The restrictions on loss carryforwards would apply for income years starting on or after 1 July 2012.
Joint and several liability for taxes under joint taxation
Abolished in 2005 in connection with the introduction of mandatory joint taxation (group consolidation), joint and several liability would be reintroduced for income tax, on-account tax, underpaid tax, etc. The administration company of the joint taxation group and other wholly owned companies would be jointly and severally liable for tax. The ownership at the end of the income year would determine whether companies are wholly owned. Certain individuals also should be included in the assessment.
Other companies included in the joint taxation (i.e. minority companies) would be liable on a subordinated basis, and the Danish tax authorities would be required to secure the relevant tax from the wholly owned companies before pursuing the claims against minority companies.
Similar principles would apply for withholding tax (i.e. on dividends, interest and royalties) for companies that are jointly taxed.
These provisions would apply from the income year starting on or after 1 July 2012 and for tax payments due on or after that date.
The Danish tax authorities would be empowered to require certain businesses that are obliged to prepare transfer pricing documentation to obtain an assurance report from an independent auditor. The auditor could not be the same person who audited the company’s annual accounts or who assisted in preparing the transfer pricing documentation and would have to certify whether he/she found any evidence that proves that the company’s controlled transactions do not comply with the arm’s length principle.
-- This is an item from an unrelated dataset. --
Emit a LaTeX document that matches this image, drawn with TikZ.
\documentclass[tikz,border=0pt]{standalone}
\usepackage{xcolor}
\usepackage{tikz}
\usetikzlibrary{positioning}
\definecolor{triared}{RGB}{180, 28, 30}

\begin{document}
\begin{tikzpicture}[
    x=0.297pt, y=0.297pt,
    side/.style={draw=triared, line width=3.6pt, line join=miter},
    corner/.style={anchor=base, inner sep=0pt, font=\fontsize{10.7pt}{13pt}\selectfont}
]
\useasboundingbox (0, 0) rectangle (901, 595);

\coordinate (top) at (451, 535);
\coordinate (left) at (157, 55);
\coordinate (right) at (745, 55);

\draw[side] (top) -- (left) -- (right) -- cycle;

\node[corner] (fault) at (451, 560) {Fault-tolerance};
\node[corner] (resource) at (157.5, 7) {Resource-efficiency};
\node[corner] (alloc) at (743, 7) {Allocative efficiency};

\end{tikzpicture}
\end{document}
The assurance report obligation would be imposed on companies that have transactions with related parties that are located outside the EU/EEA and resident in countries that have not concluded a tax treaty with Denmark and on companies that had an average operating deficit for the past four years (according to their annual accounts), measured as the company’s operating income before financing, extraordinary items and taxes. Special rules would apply in the case of banks and insurance companies.
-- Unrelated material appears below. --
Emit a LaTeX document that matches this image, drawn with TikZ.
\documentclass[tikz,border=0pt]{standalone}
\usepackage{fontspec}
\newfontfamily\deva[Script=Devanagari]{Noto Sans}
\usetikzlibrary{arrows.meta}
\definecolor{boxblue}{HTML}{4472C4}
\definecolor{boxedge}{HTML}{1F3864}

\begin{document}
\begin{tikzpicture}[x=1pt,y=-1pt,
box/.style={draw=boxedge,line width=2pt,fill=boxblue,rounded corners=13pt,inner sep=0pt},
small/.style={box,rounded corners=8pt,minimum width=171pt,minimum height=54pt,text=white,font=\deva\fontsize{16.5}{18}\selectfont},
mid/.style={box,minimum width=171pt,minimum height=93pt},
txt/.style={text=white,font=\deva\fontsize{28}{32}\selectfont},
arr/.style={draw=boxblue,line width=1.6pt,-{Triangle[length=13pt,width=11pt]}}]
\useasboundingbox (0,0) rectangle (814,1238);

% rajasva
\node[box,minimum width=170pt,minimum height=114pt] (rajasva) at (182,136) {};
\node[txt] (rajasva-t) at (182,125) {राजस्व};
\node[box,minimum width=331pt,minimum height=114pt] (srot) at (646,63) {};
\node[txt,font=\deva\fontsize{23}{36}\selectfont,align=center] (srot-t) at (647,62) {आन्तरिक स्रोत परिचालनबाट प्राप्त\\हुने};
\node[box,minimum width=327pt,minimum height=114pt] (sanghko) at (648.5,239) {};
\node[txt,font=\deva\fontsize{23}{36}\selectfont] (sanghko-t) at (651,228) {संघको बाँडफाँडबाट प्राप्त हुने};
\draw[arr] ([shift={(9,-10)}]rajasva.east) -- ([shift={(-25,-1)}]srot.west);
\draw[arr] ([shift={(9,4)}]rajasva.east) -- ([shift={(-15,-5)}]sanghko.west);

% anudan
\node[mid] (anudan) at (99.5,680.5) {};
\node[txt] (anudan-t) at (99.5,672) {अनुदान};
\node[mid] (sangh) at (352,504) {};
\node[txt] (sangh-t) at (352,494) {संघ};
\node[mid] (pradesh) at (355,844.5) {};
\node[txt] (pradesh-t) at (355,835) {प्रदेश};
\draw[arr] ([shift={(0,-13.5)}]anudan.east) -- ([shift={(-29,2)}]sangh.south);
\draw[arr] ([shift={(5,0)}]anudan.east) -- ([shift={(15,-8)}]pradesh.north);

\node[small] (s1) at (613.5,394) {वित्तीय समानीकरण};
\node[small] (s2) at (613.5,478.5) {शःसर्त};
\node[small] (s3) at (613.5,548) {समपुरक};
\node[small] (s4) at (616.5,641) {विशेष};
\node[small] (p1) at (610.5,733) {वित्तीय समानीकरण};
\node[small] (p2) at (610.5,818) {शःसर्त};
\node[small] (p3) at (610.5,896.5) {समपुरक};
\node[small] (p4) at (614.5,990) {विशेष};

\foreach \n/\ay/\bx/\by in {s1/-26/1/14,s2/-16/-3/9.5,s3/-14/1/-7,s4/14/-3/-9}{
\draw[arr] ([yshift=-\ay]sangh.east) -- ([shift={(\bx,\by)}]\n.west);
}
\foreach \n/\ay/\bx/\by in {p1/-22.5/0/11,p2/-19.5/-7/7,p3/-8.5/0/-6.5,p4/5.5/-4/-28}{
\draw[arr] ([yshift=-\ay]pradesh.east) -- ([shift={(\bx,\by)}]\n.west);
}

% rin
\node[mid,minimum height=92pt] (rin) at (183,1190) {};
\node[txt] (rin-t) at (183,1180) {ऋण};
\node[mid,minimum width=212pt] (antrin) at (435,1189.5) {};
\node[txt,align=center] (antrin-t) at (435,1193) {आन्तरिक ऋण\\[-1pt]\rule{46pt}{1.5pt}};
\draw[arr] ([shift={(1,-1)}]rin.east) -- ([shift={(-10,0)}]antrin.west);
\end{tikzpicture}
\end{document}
The existing rules allowing the Danish tax authorities arbitrarily to assess the taxable income would apply if the assurance report is not submitted within 90 days from the order. Additionally, the penalties for failure to comply with the transfer pricing documentation rules would be increased.
These provisions would apply as from 1 January 2013.
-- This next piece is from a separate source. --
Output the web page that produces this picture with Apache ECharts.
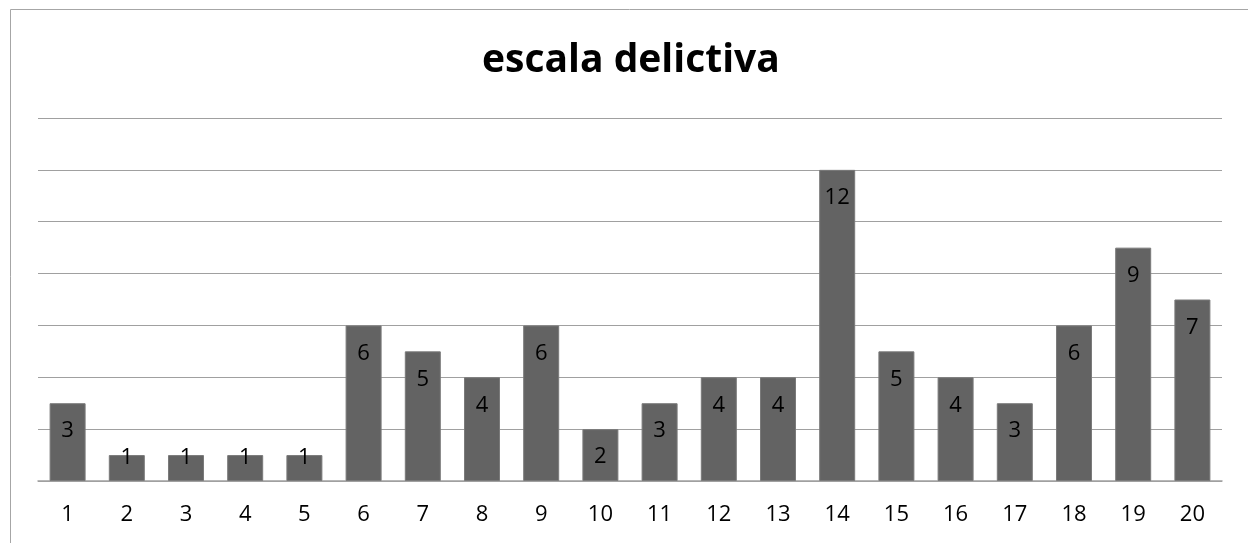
<!DOCTYPE html>
<html><head><meta charset="utf-8">
<script src="https://cdn.jsdelivr.net/npm/echarts@6/dist/echarts.min.js"></script>
<style>html,body{margin:0;padding:0;background:#fff}#c{width:1248px;height:543px}</style>
</head><body><div id="c"></div>
<script>
var categories = ['1','2','3','4','5','6','7','8','9','10','11','12','13','14','15','16','17','18','19','20'];
var values = [3,1,1,1,1,6,5,4,6,2,3,4,4,12,5,4,3,6,9,7];
var chartTitle = 'escala delictiva';

var font = 'Open Sans, Liberation Sans, sans-serif';
var seriesData = values.map(function (v) {
  if (v <= 1) {
    return { value: v, label: { position: 'top', distance: -14 } };
  }
  return v;
});

var chart = echarts.init(document.getElementById('c'));
chart.setOption({
  animation: false,
  backgroundColor: '#fff',
  title: {
    text: chartTitle, left: 477, top: 36,
    textStyle: { fontFamily: font, fontWeight: 'bold', fontSize: 39, color: '#000' }
  },
  graphic: [{
    type: 'rect', left: 8, top: 7, z: -1,
    shape: { width: 1238, height: 560 },
    style: { fill: 'none', stroke: '#a6a6a6', lineWidth: 1 }
  }],
  grid: { left: 38, right: 26, top: 118, bottom: 62 },
  xAxis: {
    type: 'category', data: categories,
    axisLine: { lineStyle: { color: '#a0a0a0', width: 1.5 } },
    axisTick: { show: false },
    axisLabel: { fontFamily: font, fontSize: 22, color: '#000', margin: 23 }
  },
  yAxis: {
    type: 'value', min: 0, max: 14, interval: 2,
    axisLabel: { show: false }, axisLine: { show: false }, axisTick: { show: false },
    splitLine: { lineStyle: { color: '#a0a0a0', width: 1.2 } }
  },
  series: [{
    type: 'bar', data: seriesData, barWidth: 36,
    itemStyle: { color: '#636363', borderColor: '#7a7a7a', borderWidth: 1 },
    label: {
      show: true, position: 'insideTop', distance: 17,
      fontFamily: font, fontSize: 22, color: '#000'
    }
  }]
});
</script></body></html>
Publication of company tax information
In an effort to make the payment of corporate tax more transparent, the tax authorities would be authorized to publish certain information about a company’s tax matters (applicable to all companies required to file a Danish tax return). Such information would include the taxable income of a company after deduction of losses for previous years, utilized losses for previous years and tax payable for the year, as well as the rules under which the company is taxed (e.g. Corporate Tax Act, Act on Foundations, Tonnage Tax Act or Hydrocarbon Tax Act).
This provision would apply as from 1 July 2012.
Allocation of income to a PE
The 2010 revision of the OECD model treaty establishes new principles for the allocation of income to a PE. The new OECD principles essentially adopt the separate legal entity approach (i.e. a PE is to be treated as an entity independent of the entity of which it is a part).
The bill would bring Danish law in line with OECD principles and would apply in situations in which there is no tax treaty or where an applicable treaty is based on the amended version of the OECD model treaty. Where the applicable treaty is not based on the OECD model, the allocation would be based on the principles under the relevant treaty.
This provision would apply for the income year beginning on or after 1 July 2012, although taxpayers would have the option to apply the new assessment method as from income year 2012.